I have seen a similar question on the forum where you mentioned that PGI Accelerator compilers target all NVIDIA Tesla GPU accelerators,my GPU information is:

plz@plz:~$ pgaccelinfo

CUDA Driver Version:           7050
NVRM version:                  NVIDIA UNIX x86_64 Kernel Module  352.63  Sat Nov  7 21:25:42 PST 2015

Device Number:                 0
Device Name:                   GeForce GTX 650
Device Revision Number:        3.0
Global Memory Size:            2146762752
Number of Multiprocessors:     2
Number of SP Cores:            384
Number of DP Cores:            128
Concurrent Copy and Execution: Yes
Total Constant Memory:         65536
Total Shared Memory per Block: 49152
Registers per Block:           65536
Warp Size:                     32
Maximum Threads per Block:     1024
Maximum Block Dimensions:      1024, 1024, 64
Maximum Grid Dimensions:       2147483647 x 65535 x 65535
Maximum Memory Pitch:          2147483647B
Texture Alignment:             512B
Clock Rate:                    1071 MHz
Execution Timeout:             Yes
Integrated Device:             No
Can Map Host Memory:           Yes
Compute Mode:                  default
Concurrent Kernels:            Yes
ECC Enabled:                   No
Memory Clock Rate:             2500 MHz
Memory Bus Width:              128 bits
L2 Cache Size:                 262144 bytes
Max Threads Per SMP:           2048
Async Engines:                 1
Unified Addressing:            Yes
Managed Memory:                Yes
PGI Compiler Option:           -ta=tesla:cc30

I don’t know whether it is supported by PGI FORTRAN/C/C++ WORKSTATION?My PGI version is 15.10.
Thanks!

You probably left in the “cc35” option as well. Since your device is Compute Capability 3.0, a “cc35” binary wont run. Either remove “cc35” or change it to “cc30”.

  • Mat

Thanks for your reply! :-)
Indeed,after I have changed cc35 to cc30,it compiled successfully~
Here I hope you can suggest me some websites or documents where I can learn how to manage aggregate data structures with dynamic data members on the device,because my program will also use the std::vector,I have found an useful report about it from your video on youtube,thank you very much. I’m really eager for some other similar documents!

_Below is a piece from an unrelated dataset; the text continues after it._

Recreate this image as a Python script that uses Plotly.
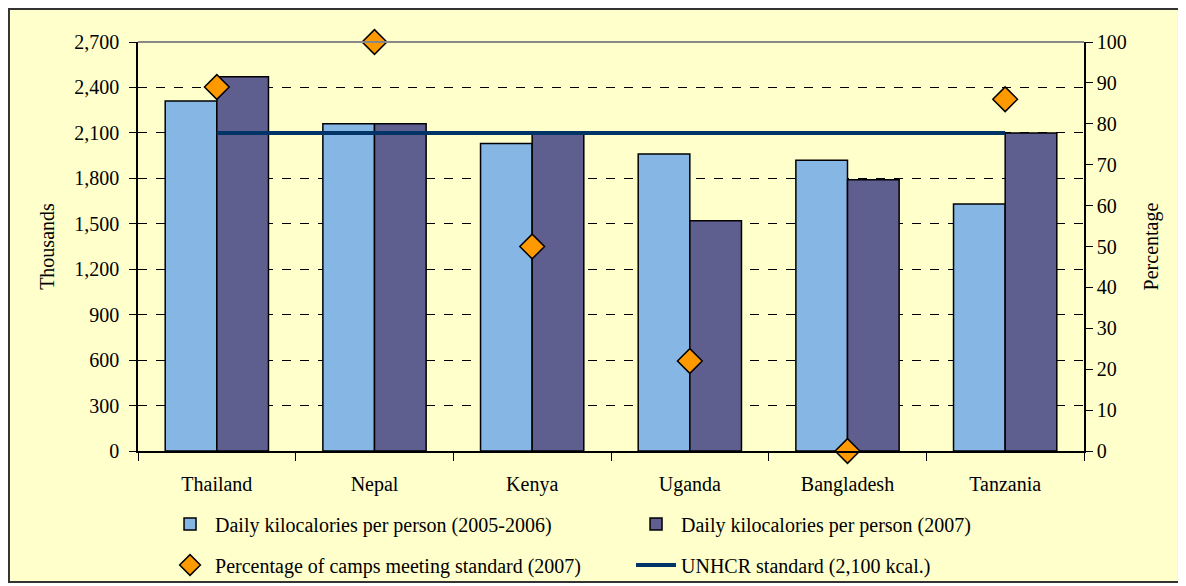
import plotly.graph_objects as go

# chart data
countries = ['Thailand', 'Nepal', 'Kenya', 'Uganda', 'Bangladesh', 'Tanzania']
kcal_2005_2006 = [2310, 2160, 2030, 1960, 1920, 1630]
kcal_2007 = [2470, 2160, 2100, 1520, 1790, 2100]
pct_camps_meeting = [89, 100, 50, 22, 0, 86]
unhcr_standard = [2100, 2100, 2100, 2100, 2100, 2100]

FONT = 'Liberation Serif'
FS = 20
BG = '#FFFFCC'

fig = go.Figure()

fig.add_trace(go.Bar(
    x=countries, y=kcal_2005_2006,
    name='Daily kilocalories per person (2005-2006)',
    marker=dict(color='#86B6E4', line=dict(color='black', width=1.5)),
    legend='legend',
))
fig.add_trace(go.Bar(
    x=countries, y=kcal_2007,
    name='Daily kilocalories per person (2007)',
    marker=dict(color='#5F5F8F', line=dict(color='black', width=1.5)),
    legend='legend',
))
fig.add_trace(go.Scatter(
    x=countries, y=pct_camps_meeting, yaxis='y2', mode='markers',
    name='Percentage of camps meeting standard (2007)',
    marker=dict(symbol='diamond', size=19, color='#FF9900',
                line=dict(color='black', width=1.5)),
    cliponaxis=False,
    legend='legend2',
))
fig.add_trace(go.Scatter(
    x=countries, y=unhcr_standard, mode='lines',
    name='UNHCR standard (2,100 kcal.)',
    line=dict(color='#003366', width=4),
    legend='legend2',
))

# outer yellow frame
fig.add_shape(type='rect', xref='paper', yref='paper',
              x0=-0.1364, x1=1.1004, y0=-0.3203, y1=1.0807,
              fillcolor=BG, line=dict(color='#333333', width=2), layer='below')
# grey top border of plot area
fig.add_shape(type='line', xref='paper', yref='paper', x0=0, x1=1, y0=1, y1=1,
              line=dict(color='#888888', width=2))

legend_style = dict(orientation='h', xref='container', yref='container',
                    xanchor='left', yanchor='middle',
                    entrywidth=411, entrywidthmode='pixels',
                    font=dict(family=FONT, size=FS), bgcolor='rgba(0,0,0,0)',
                    traceorder='normal', itemwidth=40)

fig.update_layout(
    width=1178, height=578,
    margin=dict(l=130, r=102, t=34, b=135, autoexpand=False),
    paper_bgcolor='white',
    plot_bgcolor='rgba(0,0,0,0)',
    font=dict(family=FONT, size=FS, color='black'),
    barmode='group', bargap=0.345, bargroupgap=0,
    showlegend=True,
    legend=dict(x=0.1333, y=(586 - 524) / 578, **legend_style),
    legend2=dict(x=0.1333, y=(586 - 565) / 578, **legend_style),
    xaxis=dict(showline=True, linecolor='black', linewidth=1.5,
               ticks='outside', tickson='boundaries', ticklen=8, tickcolor='black',
               ticklabelstandoff=14,
               tickfont=dict(family=FONT, size=FS)),
    yaxis=dict(title=dict(text='Thousands', font=dict(family=FONT, size=FS), standoff=14),
               range=[0, 2700], dtick=300, tickformat=',',
               showline=True, linecolor='black', linewidth=1.5,
               ticks='outside', ticklen=7, tickcolor='black', ticklabelstandoff=6,
               showgrid=True, gridcolor='black', griddash='dash', gridwidth=1,
               zeroline=False),
    yaxis2=dict(title=dict(text='Percentage', font=dict(family=FONT, size=FS), standoff=18),
                overlaying='y', side='right', range=[0, 100], dtick=10,
                showline=True, linecolor='black', linewidth=1.5,
                ticks='outside', ticklen=7, tickcolor='black',
                showgrid=False, zeroline=False),
)

fig.write_html('out.html')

because my program will also use the std::vector

The current OpenACC 2.5 standard lists this under the topics deferred for a future revision. Hopefully in the 3.0 standard, but it’s a very difficult problem so we’ll need to wait and see.

For the time being, you’ll need to use CUDA Unified Memory.

Note that std::vector is not thread-safe so be careful when using it in a parallel context. In particular, make sure the vector doesn’t get resized. Meaning that you can’t call the routines push_back, pop_back or insert.

  • Mat